Seeking Alpha and Morningstar are both excellent investment research platforms. It’s hard to go wrong with either of them.
Seeking Alpha has a slight edge for self-directed investors who want to do a lot of analysis and get multiple perspectives when deciding whether to invest in a company. The platform offers extremely detailed valuation metrics and grades stocks’ valuation metrics against peers. Analysis articles from contributors are also very detailed and often assume familiarity with financial modeling. It’s a lot to absorb, but it’s hard to beat if you want to know everything there is to know about a stock.
Morningstar is slightly better if you want a more neatly wrapped analysis. The fair value analysis and analyst reports offer a pretty clear perspective on each stock without requiring a lot of reading. The platform also does a nice job of visualizing stock data in a way that’s accessible even to beginner value and growth investors.
If you plan to invest in mutual funds or want to build a portfolio that mixes stocks, ETFs, and mutual funds, then Morningstar offers some of the best portfolio tools of any platform.
Alternatives to Seeking Alpha and Morningstar
Seeking Alpha and Morningstar are both designed for self-directed investors who are comfortable doing their own research. If you would prefer to skip the research and just get stock picks, consider a service like The Motley Fool Stock Advisor.
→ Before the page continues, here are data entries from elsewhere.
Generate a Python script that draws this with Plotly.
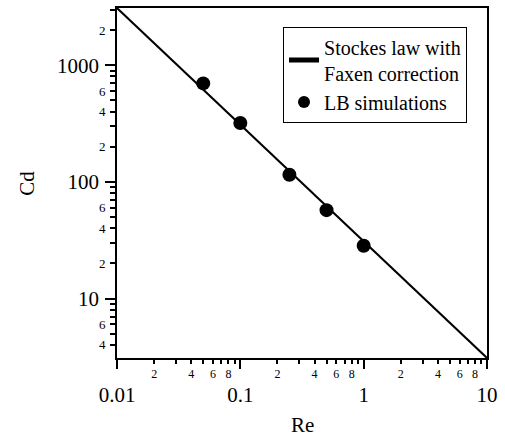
import plotly.graph_objects as go

# Data
re_sim = [0.05, 0.1, 0.25, 0.5, 1.0]
cd_sim = [698, 319, 115, 57.2, 28.3]
re_line = [0.01, 10]
cd_line = [3090, 3.09]

x_major = [0.01, 0.1, 1, 10]
x_major_text = ["0.01", "0.1", "1", "10"]
y_major = [10, 100, 1000]
y_major_text = ["10", "100", "1000"]
minor_digits = [2, 3, 4, 5, 6, 7, 8, 9]
x_minor_labels = {2: "2", 4: "4", 6: "6", 8: "8"}
y_minor_labels = {2: "2", 4: "4", 6: "6"}

FONT = "Liberation Serif"
xr = [-2, 1]
yr = [0.49, 3.49]

x_minor = [d * 10 ** e for e in (-2, -1, 0) for d in minor_digits]
x_minor_text = [x_minor_labels.get(d, "") for e in (-2, -1, 0) for d in minor_digits]
y_minor = [d * 10 ** e for e in (0, 1, 2, 3) for d in minor_digits]
y_minor_text = [y_minor_labels.get(d, "") for e in (0, 1, 2, 3) for d in minor_digits]

fig = go.Figure()
fig.add_trace(go.Scatter(x=re_line, y=cd_line, mode="lines",
                         line=dict(color="black", width=2),
                         name="Stockes law with<br>Faxen correction"))
fig.add_trace(go.Scatter(x=re_sim, y=cd_sim, mode="markers",
                         marker=dict(color="black", size=14),
                         name="LB simulations"))
# invisible carrier so the minor-tick overlay axes are drawn
fig.add_trace(go.Scatter(x=re_line, y=cd_line, mode="lines", xaxis="x2", yaxis="y2",
                         line=dict(width=0), opacity=0, showlegend=False,
                         hoverinfo="skip"))

fig.update_layout(
    width=505, height=436,
    margin=dict(l=117, r=18, t=6, b=78),
    plot_bgcolor="white", paper_bgcolor="white",
    font=dict(family=FONT, size=21, color="black"),
    showlegend=True,
    legend=dict(x=0.946, y=0.947, xanchor="right", yanchor="top",
                bordercolor="black", borderwidth=1, bgcolor="white",
                font=dict(family=FONT, size=20), itemwidth=30,
                itemsizing="constant", tracegroupgap=0),
    xaxis=dict(type="log", range=xr, showgrid=False, zeroline=False,
               showline=True, linecolor="black", linewidth=1.5, mirror=True,
               ticks="outside", ticklen=9, tickwidth=1.5, tickcolor="black",
               tickvals=x_major, ticktext=x_major_text,
               tickfont=dict(size=21), ticklabelstandoff=8),
    yaxis=dict(type="log", range=yr, showgrid=False, zeroline=False,
               showline=True, linecolor="black", linewidth=1.5, mirror=True,
               ticks="outside", ticklen=10, tickwidth=1.5, tickcolor="black",
               tickvals=y_major, ticktext=y_major_text,
               tickfont=dict(size=21), ticklabelstandoff=2),
    xaxis2=dict(type="log", range=xr, overlaying="x", side="bottom",
                showgrid=False, zeroline=False, showline=False,
                ticks="outside", ticklen=5, tickwidth=1.5, tickcolor="black",
                tickvals=x_minor, ticktext=x_minor_text,
                tickfont=dict(size=12), ticklabelstandoff=0),
    yaxis2=dict(type="log", range=yr, overlaying="y", side="left",
                showgrid=False, zeroline=False, showline=False,
                ticks="outside", ticklen=6, tickwidth=1.5, tickcolor="black",
                tickvals=y_minor, ticktext=y_minor_text,
                tickfont=dict(size=13), ticklabelstandoff=2),
    annotations=[
        dict(text="Cd", xref="paper", yref="paper", x=-0.244, y=0.5,
             xanchor="center", yanchor="middle",
             showarrow=False, textangle=-90, font=dict(size=21)),
        dict(text="Re", xref="paper", yref="paper", x=0.5, y=-0.19,
             xanchor="center", yanchor="middle",
             showarrow=False, font=dict(size=21)),
    ],
)

fig.write_html("out.html")
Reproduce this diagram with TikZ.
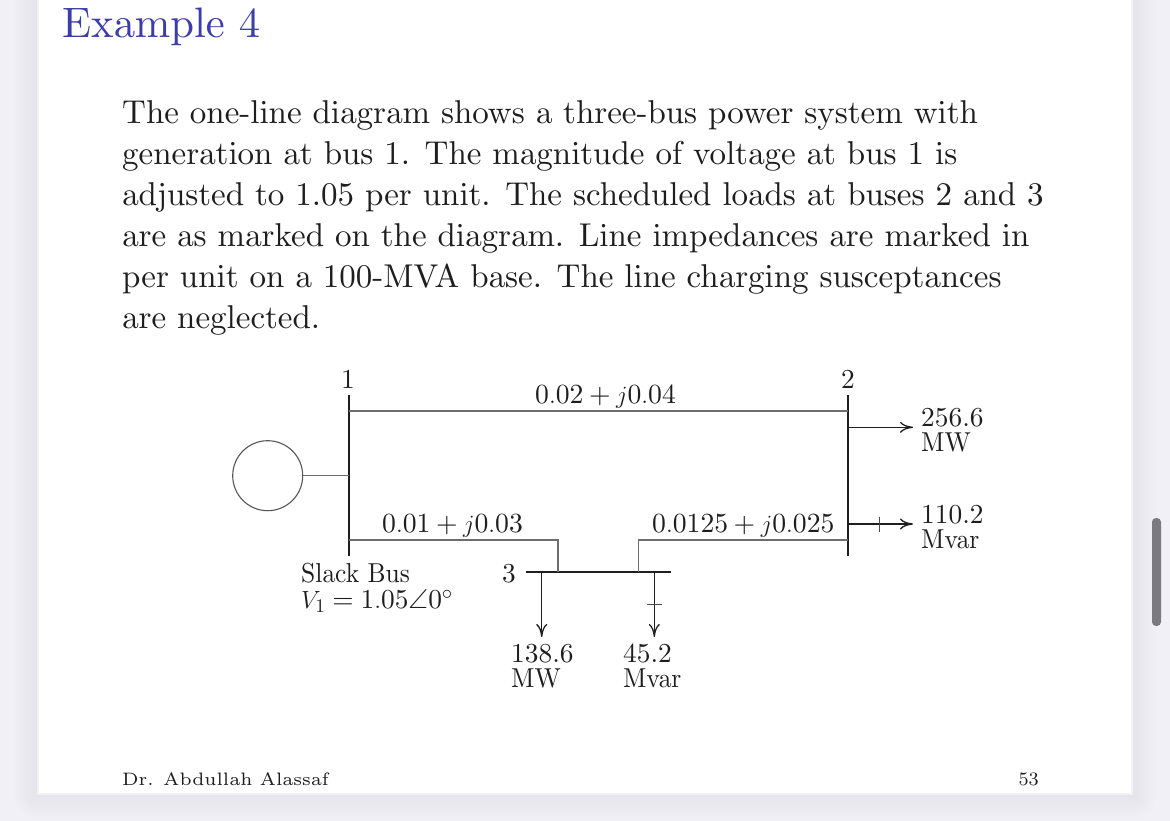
\documentclass[tikz,border=0pt]{standalone}
\usepackage{amsmath}
\usepackage{amssymb}
\usepackage{tikz}
\usetikzlibrary{arrows.meta}
\renewcommand{\encodingdefault}{OT1}
\DeclareFontFamily{OT1}{cmrTen}{}
\DeclareFontShape{OT1}{cmrTen}{m}{n}{<-> cmr10}{}
\renewcommand{\rmdefault}{cmrTen}
\DeclareSymbolFont{operators}{OT1}{cmrTen}{m}{n}
\font\footerFont=cmr6 at 18pt
\font\pageFont=cmr8 at 19pt
\definecolor{titleColor}{RGB}{60,60,170}
\definecolor{inkColor}{RGB}{30,30,30}
\definecolor{deskColor}{RGB}{240,240,246}
\definecolor{thumbColor}{RGB}{122,122,128}
\tikzstyle{slide} = [x = 1pt, y = -1pt, every node/.style={inner sep=0pt, text=inkColor}]
\tikzstyle{busLine} = [color=inkColor, line width=2pt]
\tikzstyle{feederLine} = [color=inkColor!65, line width=1.4pt]
\tikzstyle{loadLine} = [color=inkColor, line width=1.3pt, -{Computer Modern Rightarrow[length=13pt,width=11pt]}]
\tikzstyle{tickLine} = [color=inkColor!80, line width=1.1pt]
\tikzstyle{diagramText} = [font=\fontsize{27.4}{25}\selectfont, align=left]
\tikzstyle{bodyText} = [font=\fontsize{33}{41}\selectfont, align=left]
\newcommand{\wordText}[1]{\scalebox{.93}[1]{#1}}
\newcommand{\busNumber}[4]{\node [diagramText, anchor=base] (#1) at (#2,#3) {#4};}
\newcommand{\lineLabel}[4]{\node [diagramText, font=\fontsize{27.7}{25}\selectfont, anchor=base west] (#1) at (#2,#3) {$#4$};}
\newcommand{\loadLabel}[5]{\node [diagramText, anchor=north west] (#1) at (#2,#3) {#4\\\wordText{#5}};}
\begin{document}
\begin{tikzpicture}[slide]
  \useasboundingbox (0,0) rectangle (1170,821);
  % screen behind the slide
  \fill [deskColor] (0,0) rectangle (1170,821);
  \foreach \grow in {2,4,...,24} {
    \fill [black, opacity=.005, rounded corners=\grow pt] (37-\grow,-30) rectangle (1133+\grow,795+\grow);
  }
  \filldraw [color=black!5, fill=white, line width=2pt] (38,-5) rectangle (1132,794);
  \fill [thumbColor] (1152,518) [rounded corners=4pt] rectangle (1161,626);

  \node [font=\fontsize{42.6}{43}\selectfont, text=titleColor, anchor=base west] (title) at (62,38) {Example 4};
  \node [bodyText, anchor=north west] (problemText) at (122,100) {The one-line diagram shows a three-bus power system with\\
    generation at bus 1.  The magnitude of voltage at bus 1 is\\
    adjusted to 1.05 per unit.  The scheduled loads at buses 2 and 3\\
    are as marked on the diagram.  Line impedances are marked in\\
    per unit on a 100-MVA base.  The line charging susceptances\\
    are neglected.};

  % buses
  \coordinate (busOneTop) at (348.5,395);
  \coordinate (busOneBottom) at (348.5,556);
  \coordinate (busTwoTop) at (848,395);
  \coordinate (busTwoBottom) at (848,556);
  \coordinate (busThreeLeft) at (526,572);
  \coordinate (busThreeRight) at (671,572);
  \draw [busLine] (busOneTop) -- (busOneBottom);
  \draw [busLine] (busTwoTop) -- (busTwoBottom);
  \draw [busLine] (busThreeLeft) -- (busThreeRight);
  \busNumber{numberOne}{348}{388}{1}
  \busNumber{numberTwo}{848}{388}{2}
  \busNumber{numberThree}{509}{582}{3}

  % generator
  \node [circle, draw=inkColor!75, line width=1.1pt, minimum size=70pt] (generator) at (267.7,475.7) {};
  \draw [feederLine] (generator.east) -- (generator.east -| busOneTop);

  % lines
  \coordinate (tapThreeA) at (558,572);
  \coordinate (tapThreeB) at (638.5,572);
  \draw [feederLine] (348.5,411) coordinate (tapOneA) -- (tapOneA -| busTwoTop);
  \draw [feederLine] (348.5,540) coordinate (tapOneB) -- (tapOneB -| tapThreeA) -- (tapThreeA);
  \draw [feederLine] (tapThreeB) -- (tapThreeB |- tapOneB) -- (tapOneB -| busTwoTop);
  \lineLabel{lineOneTwo}{535}{403}{0.02 + j0.04}
  \lineLabel{lineOneThree}{382}{532}{0.01 + j0.03}
  \lineLabel{lineTwoThree}{652}{532}{0.0125 + j0.025}

  \node [diagramText, anchor=north west] (slackText) at (301,563) {\wordText{Slack Bus}\\[1.5pt]$V_1 = 1.05\angle 0^\circ$};

  % loads
  \loadLabel{loadTwoP}{921}{409}{256.6}{MW}
  \loadLabel{loadTwoQ}{921}{506}{110.2}{Mvar}
  \loadLabel{loadThreeP}{511}{645}{138.6}{MW}
  \loadLabel{loadThreeQ}{623}{645}{45.2}{Mvar}
  \coordinate (tipTwoP) at (913,427.3);
  \coordinate (tipTwoQ) at (913,524);
  \coordinate (tipThreeP) at (541.7,637);
  \coordinate (tipThreeQ) at (654.3,637);
  \draw [loadLine] (tipTwoP -| busTwoTop) -- (tipTwoP);
  \draw [loadLine] (tipTwoQ -| busTwoTop) -- (tipTwoQ);
  \draw [loadLine] (tipThreeP |- busThreeLeft) -- (tipThreeP);
  \draw [loadLine] (tipThreeQ |- busThreeLeft) -- (tipThreeQ);
  \draw [tickLine] (879.3,516.7) -- (879.3,532.3);
  \draw [tickLine] (646.7,604.7) -- (662.3,604.7);

  \node [font=\footerFont, anchor=base west] (footerName) at (122,785) {Dr.  Abdullah Alassaf};
  \node [font=\pageFont, anchor=base east] (footerPage) at (1039,785) {53};
\end{tikzpicture}
\end{document}
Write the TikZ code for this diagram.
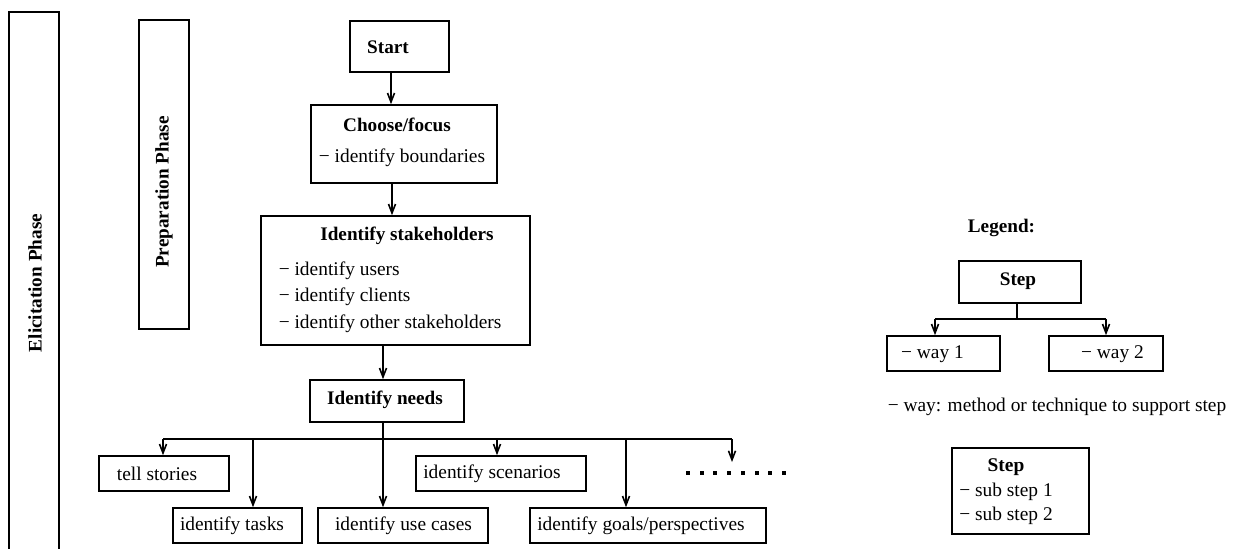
\documentclass[tikz,border=0pt]{standalone}
\usepackage{fontspec}
\setmainfont{LiberationSerif}[Extension=.ttf,UprightFont=*-Regular,BoldFont=*-Bold]
\usetikzlibrary{arrows.meta}
\tikzstyle{stepbox} = [draw, line width=0.8pt, inner sep=0pt]
\tikzstyle{arrow} = [line width=0.8pt,-{Straight Barb[length=4.5pt,width=3.5pt]}]
\tikzstyle{title} = [font=\fontsize{9.6}{12}\selectfont\bfseries, inner sep=0pt]
\tikzstyle{txt} = [inner sep=0pt]

\begin{document}
\begin{tikzpicture}[x=0.5pt,y=-0.5pt,font=\fontsize{9.7}{13}\selectfont,line width=0.8pt]
\useasboundingbox (0,0) rectangle (1234,548);

% phases
\draw (9,560) -- (9,12) -- (59,12) -- (59,560);
\node[title, rotate=90] (elic) at (35,283) {Elicitation Phase};
\node[stepbox, minimum width=25pt, minimum height=154.5pt] (prep) at (164,174.5) {};
\node[title, rotate=90] (prep-t) at (164,192) {Preparation Phase};

% main steps
\node[stepbox, minimum width=49.5pt, minimum height=25.5pt] (start) at (399.5,46.5) {};
\node[title] (start-t) at (388,47) {Start};

\node[stepbox, minimum width=93pt, minimum height=39pt] (choose) at (404,144) {};
\node[title] (choose-t) at (397,125) {Choose/focus};
\node[txt] (choose-s) at (402,158) {− identify boundaries};

\node[stepbox, minimum width=134.5pt, minimum height=64.5pt] (stake) at (395.5,280.5) {};
\node[title] (stake-t) at (407,236) {Identify stakeholders};
\node[txt, anchor=west, align=left, font=\fontsize{9.7}{13.25}\selectfont] (stake-s) at (278,297)
  {− identify users\\− identify clients\\− identify other stakeholders};

\node[stepbox, minimum width=77pt, minimum height=21pt] (needs) at (387,401) {};
\node[title] (needs-t) at (385,400) {Identify needs};

\draw[arrow] ([xshift=-4.25pt]start.south) -- ([xshift=-4.25pt]start.south |- choose.north);
\draw[arrow] ([xshift=-6pt]choose.south) -- ([xshift=-6pt]choose.south |- stake.north);
\draw[arrow] ([xshift=-6.25pt]stake.south) -- ([xshift=-6.25pt]stake.south |- needs.north);

% ways of identify needs
\node[stepbox, minimum width=65pt, minimum height=17.5pt] (stories) at (164,473.5) {};
\node[txt] (stories-t) at (157,474) {tell stories};
\node[stepbox, minimum width=64.5pt, minimum height=17.5pt] (tasks) at (237.5,525.5) {};
\node[txt] (tasks-t) at (232,526) {identify tasks};
\node[stepbox, minimum width=85pt, minimum height=17.5pt] (usecases) at (403,525.5) {};
\node[txt] (usecases-t) at (403.5,526) {identify use cases};
\node[stepbox, minimum width=85pt, minimum height=17.5pt] (scen) at (501,473.5) {};
\node[txt] (scen-t) at (492,474) {identify scenarios};
\node[stepbox, minimum width=118pt, minimum height=17.5pt] (goals) at (648,525.5) {};
\node[txt] (goals-t) at (641,526) {identify goals/perspectives};

\coordinate (bus) at (383,439);
\coordinate (t1) at (163,439);
\coordinate (t2) at (253,439);
\coordinate (t4) at (497,439);
\coordinate (t5) at (626,439);
\coordinate (t6) at (732,439);
\coordinate (more) at (732,462);

\draw ([xshift=-2pt]needs.south) -- (bus);
\draw (t1) -- (t6);
\draw[arrow] (t1) -- (t1 |- stories.north);
\draw[arrow] (t2) -- (t2 |- tasks.north);
\draw[arrow] (bus) -- (bus |- usecases.north);
\draw[arrow] (t4) -- (t4 |- scen.north);
\draw[arrow] (t5) -- (t5 |- goals.north);
\draw[arrow] (t6) -- (more);
\foreach \i in {0,...,7}
  \fill (686+13.7*\i,471) rectangle ++(4,4);

% legend
\node[title] (legend) at (1001.5,228) {Legend:};
\node[stepbox, minimum width=61pt, minimum height=21pt] (step) at (1020,282) {};
\node[title] (step-t) at (1018,281) {Step};
\node[stepbox, minimum width=56.5pt, minimum height=17.5pt] (way1) at (943.5,353.5) {};
\node[txt] (way1-t) at (932.5,354) {− way 1};
\node[stepbox, minimum width=57pt, minimum height=17.5pt] (way2) at (1106,353.5) {};
\node[txt] (way2-t) at (1112.5,354) {− way 2};

\coordinate (lb) at (1017,319);
\coordinate (l1) at (935,319);
\coordinate (l2) at (1106,319);
\draw (step.south -| lb) -- (lb);
\draw (l1) -- (l2);
\draw[arrow] (l1) -- (l1 |- way1.north);
\draw[arrow] (l2) -- (l2 |- way2.north);

\node[txt] (note) at (1057,407) {− way: method or technique to support step};

\node[stepbox, minimum width=68.5pt, minimum height=43pt] (sub) at (1020.5,491) {};
\node[txt, align=center, font=\fontsize{9.7}{12.25}\selectfont] (sub-t) at (1006,492)
  {\textbf{Step}\\− sub step 1\\− sub step 2};

\end{tikzpicture}
\end{document}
For $199 per year, Stock Advisor offers two new long-term growth stock picks each month. The platform has an incredible track record, returning 324% since it launched in 2002 compared to 116% for the S&P 500.
For a platform that focuses as much on technical analysis as fundamentals, consider a platform like Stock Rover. This is primarily a stock screener, but it offers a massive range of technical and fundamental metrics to help you find actionable trading and investing opportunities. Stock Rover offers a free option, and paid plans start at $79.99 per year.
Conclusion: Seeking Alpha vs. Morningstar
Seeking Alpha and Morningstar are excellent stock research and analysis platforms for the self-directed investor. Seeking Alpha requires a little more analysis legwork, but offers a huge amount of data and multiple perspectives on every stock. Morningstar is straightforward to use and offers excellent tools for building a portfolio of stocks, ETFs, and mutual funds.